_EXERCISE OBJECTIVE_
Transcribe each line of the material as it is, and drop any picture.
>>>>
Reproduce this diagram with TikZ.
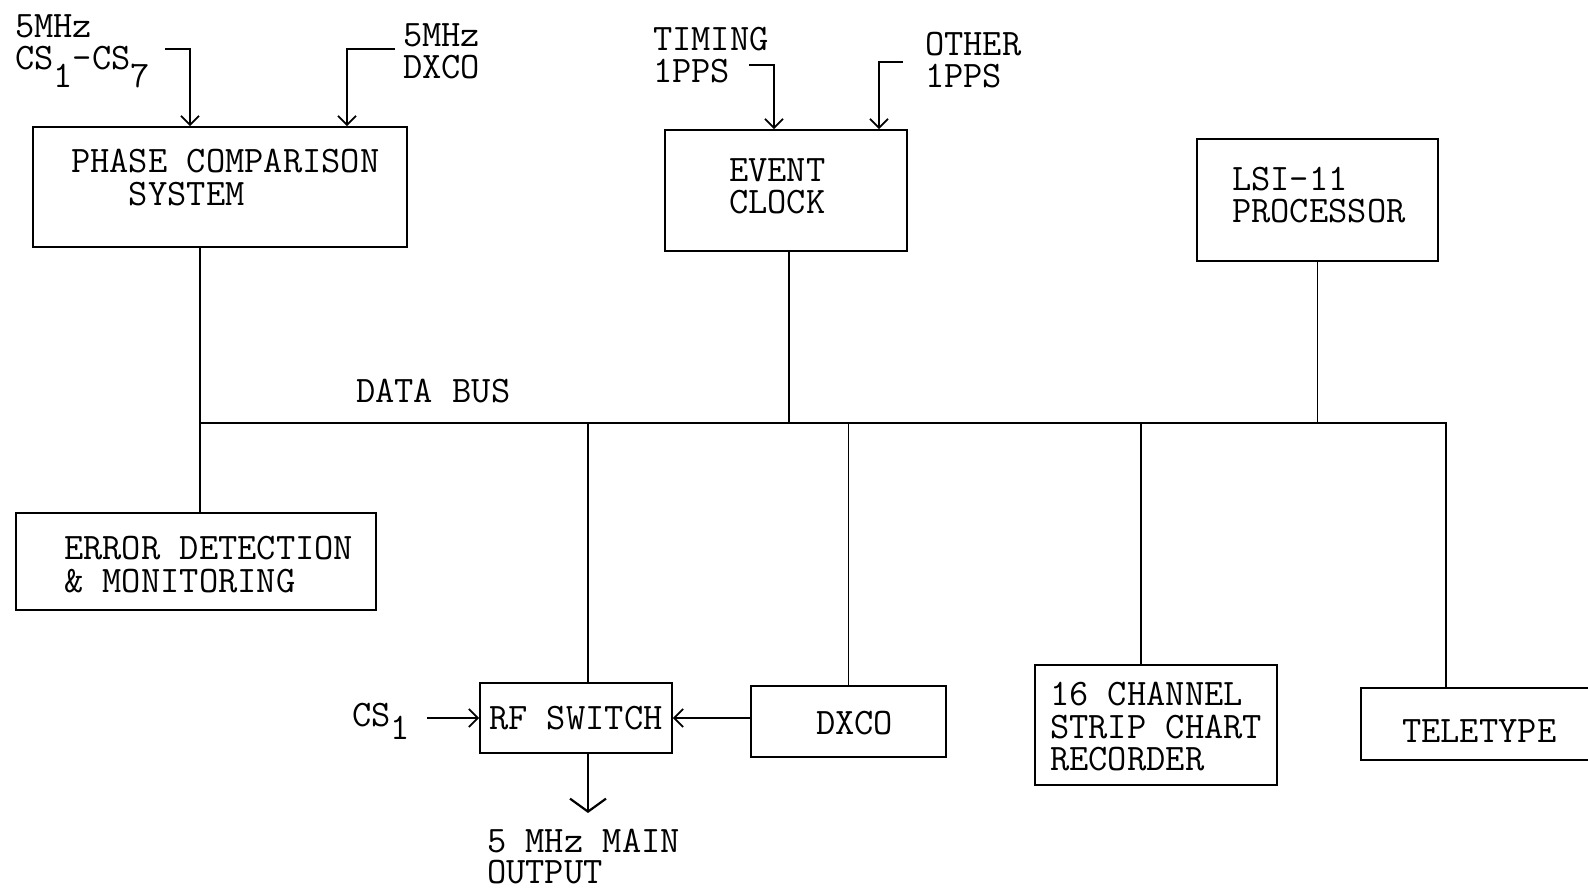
\documentclass[tikz,border=0pt]{standalone}
\usetikzlibrary{arrows.meta,calc}
\tikzset{
  box/.style={draw, line width=1.8pt, rectangle, inner sep=0pt},
  txt/.style={font=\ttfamily\fontsize{37.4}{32.5}\selectfont, inner sep=0pt, align=left, anchor=north west},
  conn/.style={line width=1.8pt},
  arr/.style={conn, -{Straight Barb[length=9pt,width=18pt]}},
  bigarr/.style={line width=2.2pt, -{Straight Barb[length=13pt,width=36pt]}}
}
\begin{document}
\begin{tikzpicture}[x=1pt,y=-1pt]
\useasboundingbox (0,0) rectangle (1588,890);
\clip (0,0) rectangle (1588,890);
% boxes
\node[box, minimum width=374, minimum height=120] (pcs) at (220,187) {};
\node[box, minimum width=242, minimum height=121] (ec) at (786,190.5) {};
\node[box, minimum width=241, minimum height=122] (lsi) at (1317.5,200) {};
\node[box, minimum width=360, minimum height=97] (err) at (196,561.5) {};
\node[box, minimum width=192, minimum height=70] (rf) at (576,718) {};
\node[box, minimum width=195, minimum height=71] (dxco) at (848.5,721.5) {};
\node[box, minimum width=242, minimum height=120] (rec) at (1156,725) {};
\node[box, minimum width=239, minimum height=72] (tty) at (1480.5,724) {};
% texts
\node[txt] (t5a) at (15,14) {5MHz\\CS\raisebox{-18pt}{1}-CS\raisebox{-18pt}{7}};
\node[txt] (t5b) at (403,23) {5MHz\\DXCO};
\node[txt] (ttim) at (653,27) {TIMING\\1PPS};
\node[txt] (toth) at (925,32) {OTHER\\1PPS};
\node[txt] (tpcs) at (71,149) {PHASE COMPARISON\\\phantom{PHA}SYSTEM};
\node[txt] (tec) at (729,158) {EVENT\\CLOCK};
\node[txt] (tlsi) at (1232,167) {LSI-11\\PROCESSOR};
\node[txt] (tbus) at (356,379) {DATA BUS};
\node[txt] (terr) at (64,536) {ERROR DETECTION\\\& MONITORING};
\node[txt] (tcs1) at (352,703) {CS\raisebox{-13pt}{1}};
\node[txt] (trf) at (489,706) {RF SWITCH};
\node[txt] (tdx) at (816,711) {DXCO};
\node[txt] (trec) at (1050,682) {16 CHANNEL\\STRIP CHART\\RECORDER};
\node[txt] (ttty) at (1402,719) {TELETYPE};
\node[txt] (tout) at (487,829) {5 MHz MAIN\\[-2pt]OUTPUT};
% input arrows
\coordinate (a1) at (165,49);
\draw[arr] (a1) -| ([xshift=-30pt]pcs.north);
\coordinate (a2) at (395,49);
\draw[arr] (a2) -| ([xshift=127pt]pcs.north);
\coordinate (a3) at (749,65);
\draw[arr] (a3) -| ([xshift=-12pt]ec.north);
\coordinate (a4) at (903,62);
\draw[arr] (a4) -| ([xshift=93pt]ec.north);
\coordinate (a5) at (427,718);
\draw[arr] (a5) -- (rf.west);
\draw[arr] (dxco.west |- rf.east) -- (rf.east);
\coordinate (a6) at (588,813);
\draw[bigarr] ([xshift=12pt]rf.south) -- ([xshift=12pt]rf.south |- a6);
% data bus
\coordinate (busL) at (200,423);
\coordinate (busR) at (1446,423);
\draw[conn] ([xshift=-20pt]pcs.south) -- ([xshift=-20pt]pcs.south |- err.north);
\draw[conn] (busL) -- (busR) -- (busR |- tty.north);
\draw[conn] ([xshift=3pt]ec.south) -- ([xshift=3pt]ec.south |- busL);
\draw[conn] (lsi.south) -- (lsi.south |- busL);
\draw[conn] ([xshift=12pt]rf.north |- busL) -- ([xshift=12pt]rf.north);
\draw[conn] (dxco.north |- busL) -- (dxco.north);
\draw[conn] ([xshift=-15pt]rec.north |- busL) -- ([xshift=-15pt]rec.north);
\end{tikzpicture}
\end{document}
<<<<
_WORKED SOLUTION_
Reproduce this diagram with TikZ.
\documentclass[tikz,border=0pt]{standalone}
\usetikzlibrary{arrows.meta,calc}
\tikzset{
  box/.style={draw, line width=1.8pt, rectangle, inner sep=0pt},
  txt/.style={font=\ttfamily\fontsize{37.4}{32.5}\selectfont, inner sep=0pt, align=left, anchor=north west},
  conn/.style={line width=1.8pt},
  arr/.style={conn, -{Straight Barb[length=9pt,width=18pt]}},
  bigarr/.style={line width=2.2pt, -{Straight Barb[length=13pt,width=36pt]}}
}
\begin{document}
\begin{tikzpicture}[x=1pt,y=-1pt]
\useasboundingbox (0,0) rectangle (1588,890);
\clip (0,0) rectangle (1588,890);
% boxes
\node[box, minimum width=374, minimum height=120] (pcs) at (220,187) {};
\node[box, minimum width=242, minimum height=121] (ec) at (786,190.5) {};
\node[box, minimum width=241, minimum height=122] (lsi) at (1317.5,200) {};
\node[box, minimum width=360, minimum height=97] (err) at (196,561.5) {};
\node[box, minimum width=192, minimum height=70] (rf) at (576,718) {};
\node[box, minimum width=195, minimum height=71] (dxco) at (848.5,721.5) {};
\node[box, minimum width=242, minimum height=120] (rec) at (1156,725) {};
\node[box, minimum width=239, minimum height=72] (tty) at (1480.5,724) {};
% texts
\node[txt] (t5a) at (15,14) {5MHz\\CS\raisebox{-18pt}{1}-CS\raisebox{-18pt}{7}};
\node[txt] (t5b) at (403,23) {5MHz\\DXCO};
\node[txt] (ttim) at (653,27) {TIMING\\1PPS};
\node[txt] (toth) at (925,32) {OTHER\\1PPS};
\node[txt] (tpcs) at (71,149) {PHASE COMPARISON\\\phantom{PHA}SYSTEM};
\node[txt] (tec) at (729,158) {EVENT\\CLOCK};
\node[txt] (tlsi) at (1232,167) {LSI-11\\PROCESSOR};
\node[txt] (tbus) at (356,379) {DATA BUS};
\node[txt] (terr) at (64,536) {ERROR DETECTION\\\& MONITORING};
\node[txt] (tcs1) at (352,703) {CS\raisebox{-13pt}{1}};
\node[txt] (trf) at (489,706) {RF SWITCH};
\node[txt] (tdx) at (816,711) {DXCO};
\node[txt] (trec) at (1050,682) {16 CHANNEL\\STRIP CHART\\RECORDER};
\node[txt] (ttty) at (1402,719) {TELETYPE};
\node[txt] (tout) at (487,829) {5 MHz MAIN\\[-2pt]OUTPUT};
% input arrows
\coordinate (a1) at (165,49);
\draw[arr] (a1) -| ([xshift=-30pt]pcs.north);
\coordinate (a2) at (395,49);
\draw[arr] (a2) -| ([xshift=127pt]pcs.north);
\coordinate (a3) at (749,65);
\draw[arr] (a3) -| ([xshift=-12pt]ec.north);
\coordinate (a4) at (903,62);
\draw[arr] (a4) -| ([xshift=93pt]ec.north);
\coordinate (a5) at (427,718);
\draw[arr] (a5) -- (rf.west);
\draw[arr] (dxco.west |- rf.east) -- (rf.east);
\coordinate (a6) at (588,813);
\draw[bigarr] ([xshift=12pt]rf.south) -- ([xshift=12pt]rf.south |- a6);
% data bus
\coordinate (busL) at (200,423);
\coordinate (busR) at (1446,423);
\draw[conn] ([xshift=-20pt]pcs.south) -- ([xshift=-20pt]pcs.south |- err.north);
\draw[conn] (busL) -- (busR) -- (busR |- tty.north);
\draw[conn] ([xshift=3pt]ec.south) -- ([xshift=3pt]ec.south |- busL);
\draw[conn] (lsi.south) -- (lsi.south |- busL);
\draw[conn] ([xshift=12pt]rf.north |- busL) -- ([xshift=12pt]rf.north);
\draw[conn] (dxco.north |- busL) -- (dxco.north);
\draw[conn] ([xshift=-15pt]rec.north |- busL) -- ([xshift=-15pt]rec.north);
\end{tikzpicture}
\end{document}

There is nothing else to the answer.